III. Farinaceous Subsistence through Cultivation.
We now leave Savagery and enter the Lower Status of barbarism. The cultivation of cereals and plants was unknown in the Western hemisphere except among the tribes who had emerged from savagery; and it seems to have been unknown in the Eastern hemisphere until after the tribes of Asia and Europe had passed through the Lower, and had drawn near to the close of the Middle Status of barbarism. It gives us the singular fact that the American aborigines in the Lower Status of barbarism were in possession of horticulture one entire ethnical period earlier than the inhabitants of the Eastern hemisphere. It was a consequence of the unequal endowments of the two hemispheres; the Eastern possessing all the animals adapted to domestication, save one, and a majority of the cereals; while the Western had only one cereal fit for cultivation, but that the best. It tended to prolong the older period of barbarism in the former, to shorten it in the latter; and with the advantage of condition in this period in favor of the American aborigines. But when the most advanced tribes in the Eastern hemisphere, at the commencement of the Middle Period of barbarism, had domesticated animals which gave them meat and milk, their condition, without a knowledge of the cereals, was much superior to that of the American aborigines in the corresponding period, with maize and plants, but without domestic animals. The differentiation of the Semitic and Aryan families from the mass of barbarians seems to have commenced with the domestication of animals.

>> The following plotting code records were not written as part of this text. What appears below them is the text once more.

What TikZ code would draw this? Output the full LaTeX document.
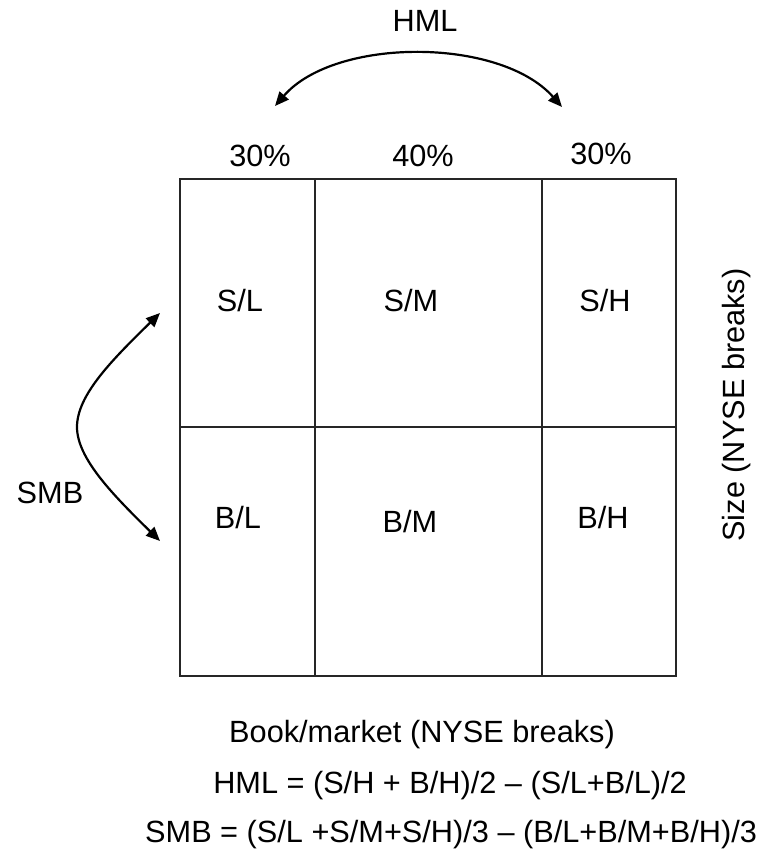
\documentclass[tikz,border=0pt]{standalone}
\usepackage{fontspec}
\setmainfont{Liberation Sans}
\usetikzlibrary{arrows.meta}
\begin{document}
\begin{tikzpicture}[x=1bp,y=-1bp,
  lbl/.style={inner sep=0pt, anchor=base, font=\fontsize{30.7bp}{36bp}\selectfont},
  grid/.style={line width=1.2bp, draw=black!85},
  curvearrow/.style={line width=2.2bp, {Triangle[length=14bp,width=12bp]}-{Triangle[length=14bp,width=12bp]}}]
\useasboundingbox (0,0) rectangle (759,854);
% grid
\coordinate (tl) at (180,179);
\coordinate (br) at (676,676);
\draw[grid] (tl) rectangle (br);
\draw[grid] (315,179) -- (315,676);
\draw[grid] (542,179) -- (542,676);
\draw[grid] (180,427) -- (676,427);
% labels
\node[lbl] (hml) at (425,31) {HML};
\node[lbl] (p1) at (260,166) {30\%};
\node[lbl] (p2) at (423,166) {40\%};
\node[lbl] (p3) at (601,164) {30\%};
\node[lbl] (sl) at (240,311) {S/L};
\node[lbl] (sm) at (411,311) {S/M};
\node[lbl] (sh) at (605,311) {S/H};
\node[lbl] (bl) at (238,528) {B/L};
\node[lbl] (bm) at (410,532) {B/M};
\node[lbl] (bh) at (603,528) {B/H};
\node[lbl] (smb) at (50,503) {SMB};
\node[lbl, anchor=center, rotate=90] (size) at (737,405) {Size (NYSE breaks)};
\node[lbl] (bk) at (422,742) {Book/market (NYSE breaks)};
\node[lbl] (f1) at (450,793) {HML = (S/H + B/H)/2 – (S/L+B/L)/2};
\node[lbl, anchor=base west] (f2) at (145,842) {SMB = (S/L +S/M+S/H)/3 – (B/L+B/M+B/H)/3};
% arrows
\coordinate (ha) at (275,106);
\coordinate (hb) at (562,107);
\draw[curvearrow] (ha) .. controls (335,37) and (500,37) .. (hb);
\coordinate (sa) at (160,313);
\coordinate (sm1) at (77,427);
\coordinate (sb) at (160,541);
\draw[curvearrow] (sa) .. controls (112,360) and (77,395) .. (sm1) .. controls (77,458) and (112,494) .. (sb);
\end{tikzpicture}
\end{document}
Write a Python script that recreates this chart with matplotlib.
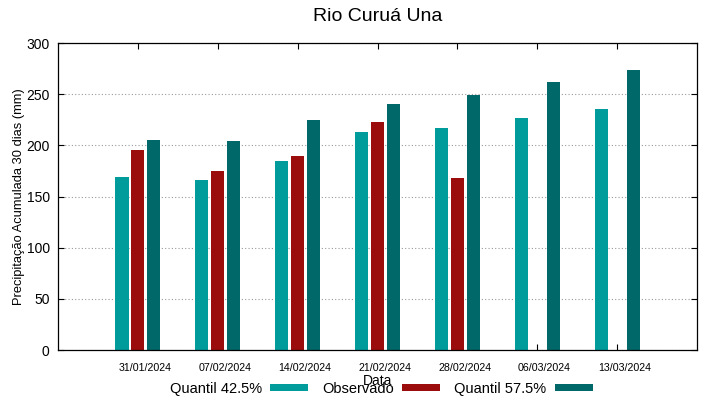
import numpy as np
import matplotlib.pyplot as plt

plt.rcParams['font.family'] = ['Liberation Sans', 'DejaVu Sans']

# --- dados ---
datas = ['31/01/2024', '07/02/2024', '14/02/2024', '21/02/2024',
         '28/02/2024', '06/03/2024', '13/03/2024']
quantil_425 = [169, 166, 185, 213, 217, 227, 236]
observado = [195, 175, 190, 223, 168, np.nan, np.nan]
quantil_575 = [205, 204, 225, 240, 249, 262, 274]

cor_q425 = '#009b9b'
cor_obs = '#9b0d0d'
cor_q575 = '#006868'

fig = plt.figure(figsize=(7.19, 3.99), dpi=100)
ax = fig.add_axes([0.0807, 0.1228, 0.9694 - 0.0807, 0.8922 - 0.1228])

x = np.arange(len(datas))
larg = 0.165
b1 = ax.bar(x - 0.2, quantil_425, larg, color=cor_q425, label='Quantil 42.5%')
b2 = ax.bar(x, observado, larg, color=cor_obs, label='Observado')
b3 = ax.bar(x + 0.2, quantil_575, larg, color=cor_q575, label='Quantil 57.5%')

ax.set_xlim(-1, 7)
ax.set_ylim(0, 300)
ax.set_yticks(np.arange(0, 301, 50))
# marcas no centro de cada grupo, rótulos um pouco à direita (como no gnuplot)
ax.set_xticks(x, minor=True)
ax.set_xticks(x + 0.09)
ax.set_xticklabels(datas, fontsize=7.7)

ax.tick_params(axis='both', which='both', direction='in', top=True, right=True,
               length=4, width=0.8)
ax.tick_params(axis='x', which='major', length=0, pad=9)
ax.tick_params(axis='y', labelsize=10, pad=6)
ax.yaxis.grid(True, linestyle=(0, (1, 2)), color='#999999', linewidth=0.8)
ax.set_axisbelow(True)
for s in ax.spines.values():
    s.set_linewidth(0.9)

ax.set_ylabel('Precipitação Acumulada 30 dias (mm)', fontsize=9.3, labelpad=1)
ax.set_xlabel('Data', fontsize=10, labelpad=1)
ax.set_title('Rio Curuá Una', fontsize=14, pad=16)

ax.legend(handles=[b1, b2, b3], loc='lower center', bbox_to_anchor=(0.53, -0.025),
          bbox_transform=fig.transFigure, ncol=3, frameon=False, markerfirst=False,
          fontsize=10.5, handlelength=2.6, handleheight=0.4, columnspacing=1.0,
          handletextpad=0.55)

fig.savefig('out.png', dpi=100)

That the discovery and cultivation of the cereals by the Aryan family was subsequent to the domestication of animals is shown by the fact, that there are common terms for these animals in the several dialects of the Aryan language, and no common terms for the cereals or cultivated plants. Mommsen, after showing that the domestic animals have the same names in the Sanskrit, Greek and Latin (which Max Müller afterwards extended to the remaining Aryan dialects11) thus proving that they were known and presumptively domesticated before the separation of these nations from each other, proceeds as follows: “On the other hand, we have as yet no certain proofs of the existence of agriculture at this period. Language rather favors the negative view. Of the Latin-Greek names of grain none occur in the Sanskrit with the single exception of ζέα, which philologically represents the Sanskrit yavas, but denotes in Indian, barley; in Greek, spelt. It must indeed be granted that this diversity in the names of cultivated plants, which so strongly contrasts with the essential agreement in the appellations of domestic animals, does not absolutely preclude the supposition of a common original agriculture. The cultivation of rice among the Indians, that of wheat and spelt among the Greeks, and that of rye and oats among the Germans and Celts, may all be traceable to a common system of original tillage.”12 This last conclusion is forced. Horticulture preceded field culture, as the garden (hortos) preceded the field (ager); and although the latter implies boundaries, the former signifies directly an “inclosed space.” Tillage, however, must have been older than the inclosed garden; the natural order being first, tillage of patches of open alluvial land, second of inclosed spaces or gardens, and third, of the field by means of the plow drawn by animal power. Whether the cultivation of such plants as the pea, bean, turnip, parsnip, beet, squash and melon, one or more of them, preceded the cultivation of the cereals, we have at present no means of knowing. Some of these have common terms in Greek and Latin; but I am assured by our eminent philologist, Prof. W. D. Whitney, that neither of them has a common term in Greek or Latin and Sanskrit.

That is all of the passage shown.